15. Talmy’s closed subsystem

According to Talmy, the closed-class subsystem is semantically restricted and has a structuring function, while the open-class system is semantically unrestricted and has the function of providing conceptual content. To illustrate the restricted nature of the closed-class system, Talmy observes that while many languages have nominal inflections that indicate number, no language has nominal inflections that indicate colour. For example, many languages have a grammatical affix like plural -s in English, but no language has a grammatical affix designating, say, redness. Furthermore, the grammatical system reflects a restricted range of concepts within the relevant domain. For example, the grammatical number system can reflect concepts like singular, plural or paucal (meaning ‘a few’) but not concepts like millions or twenty-seven.
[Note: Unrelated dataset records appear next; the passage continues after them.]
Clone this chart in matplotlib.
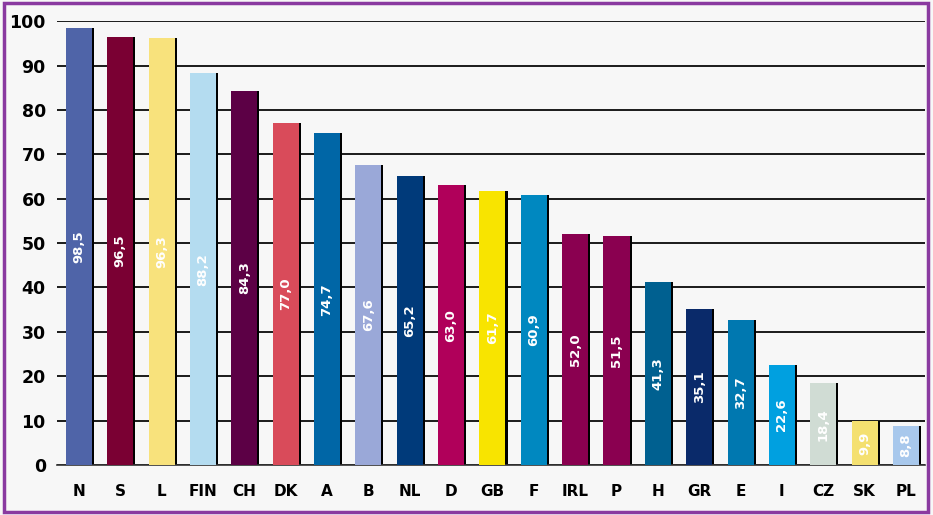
import matplotlib.pyplot as plt
import numpy as np
from matplotlib.patches import Rectangle

# Data
countries = ['N', 'S', 'L', 'FIN', 'CH', 'DK', 'A', 'B', 'NL', 'D', 'GB',
             'F', 'IRL', 'P', 'H', 'GR', 'E', 'I', 'CZ', 'SK', 'PL']
values = [98.5, 96.5, 96.3, 88.2, 84.3, 77.0, 74.7, 67.6, 65.2, 63.0, 61.7,
          60.9, 52.0, 51.5, 41.3, 35.1, 32.7, 22.6, 18.4, 9.9, 8.8]
colors = ['#4f64a8', '#7a0033', '#f8e27c', '#b4dcf0', '#5c0045', '#d94b5a',
          '#0066a6', '#9aa8d8', '#003a7a', '#b0005a', '#f8e400', '#0088c0',
          '#8a0050', '#8a0050', '#006090', '#0a2a6a', '#0078b0', '#00a0e0',
          '#d0dcd4', '#f4e070', '#a8c8ec']

fig = plt.figure(figsize=(9.33, 5.15), dpi=100, facecolor='#f7f7f7')
ax = fig.add_axes([0.061, 0.097, 0.93, 0.862])
ax.set_facecolor('#f7f7f7')

x = np.arange(len(countries))
# black shadow on the right side of each bar
ax.bar(x + 0.05, values, width=0.63, color='black', zorder=2)
ax.bar(x, values, width=0.63, color=colors, zorder=3)

for xi, v in zip(x, values):
    ax.text(xi, v / 2, f'{v:.1f}'.replace('.', ','), rotation=90,
            ha='center', va='center', color='white', fontsize=9.5,
            fontweight='bold', zorder=4)

ax.set_ylim(0, 100)
ax.set_xlim(-0.53, 20.45)
ax.set_yticks(range(0, 101, 10))
ax.yaxis.grid(True, color='#1a1a1a', linewidth=1.4)
ax.set_axisbelow(True)
ax.set_xticks(x)
ax.set_xticklabels(countries, fontsize=11, fontweight='bold')
ax.tick_params(axis='x', length=0, pad=14)
ax.tick_params(axis='y', length=0, labelsize=12.5, pad=8)
for lab in ax.get_yticklabels():
    lab.set_fontweight('bold')
for s in ['top', 'right', 'left']:
    ax.spines[s].set_visible(False)
ax.spines['bottom'].set_color('#333333')
ax.spines['bottom'].set_linewidth(1.2)

# purple frame around the figure
fig.patches.append(Rectangle((0.004, 0.006), 0.991, 0.988,
                             transform=fig.transFigure, fill=False,
                             edgecolor='#8a3aa0', linewidth=2.5))

fig.savefig('out.png', dpi=100, facecolor=fig.get_facecolor())
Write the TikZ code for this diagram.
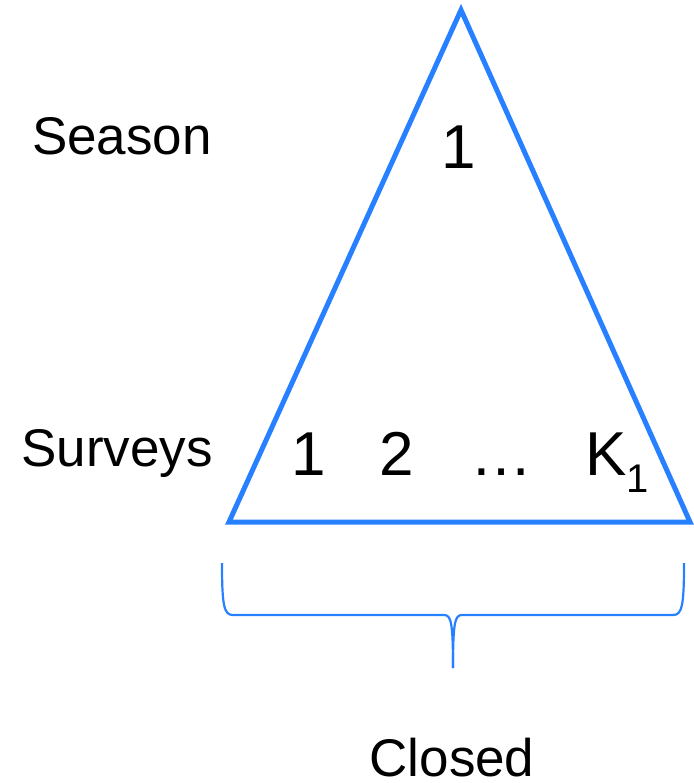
\documentclass[tikz,border=0pt]{standalone}
\usepackage{fontspec}
\setmainfont{Liberation Sans}
\definecolor{triblue}{HTML}{2680FF}
\begin{document}
\begin{tikzpicture}[x=1pt,y=-1pt,
  lbl/.style={inner sep=0pt,anchor=base,font=\fontsize{53}{60}\selectfont},
  num/.style={inner sep=0pt,anchor=base,font=\fontsize{62}{70}\selectfont},
  edge/.style={draw=triblue,line width=5pt,line join=miter},
  bracestyle/.style={draw=triblue,line width=2.2pt}]
\useasboundingbox (0,0) rectangle (693,783);
% triangle corners
\coordinate (apex) at (461,10);
\coordinate (bl) at (229,522);
\coordinate (br) at (690,522);
\draw[edge] (apex) -- (bl) -- (br) -- cycle;
% brace
\coordinate (bL) at (222,563);
\coordinate (bR) at (684,563);
\coordinate (tip) at (453,668);
\draw[bracestyle] (bL) .. controls (222,606) and (224,615) .. (233,615) -- (444,615)
  .. controls (451,615) and (453,622) .. (tip);
\draw[bracestyle] (bR) .. controls (684,606) and (682,615) .. (673,615) -- (462,615)
  .. controls (455,615) and (453,622) .. (tip);
% labels
\node[lbl] (season) at (122,155) {Season};
\node[lbl] (surveys) at (117,466) {Surveys};
\node[lbl] (closed) at (452,776) {Closed};
\node[num] (top1) at (459,169) {1};
\node[num] (s1) at (309,475) {1};
\node[num] (s2) at (397,475) {2};
\node[num] (sdots) at (501,475) {…};
\node[num,anchor=base west] (sK) at (585,475) {K\raisebox{-17pt}{\fontsize{40}{40}\selectfont 1}};
\end{tikzpicture}
\end{document}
Talmy accounts for such restrictions by means of the observation that grammatical categories display topological rather than Euclidean properties. In other words, the meaning encoded by closed-class elements remains constant despite contextual differences relating to size, shape and so on. For example, the demonstrative determiner that in the expressions that book in your hand and that city encodes distance from the speaker regardless of the expanse of that distance. As these examples illustrate, the function of the grammatical/ closed-class system is to provide a ‘pared-down’ or highly abstract conceptual structure. This structure provides a ‘scaffold’ or a ‘skeleton’ over which elements from the lexical/ open-class system are laid in order to provide rich and specific conceptual content.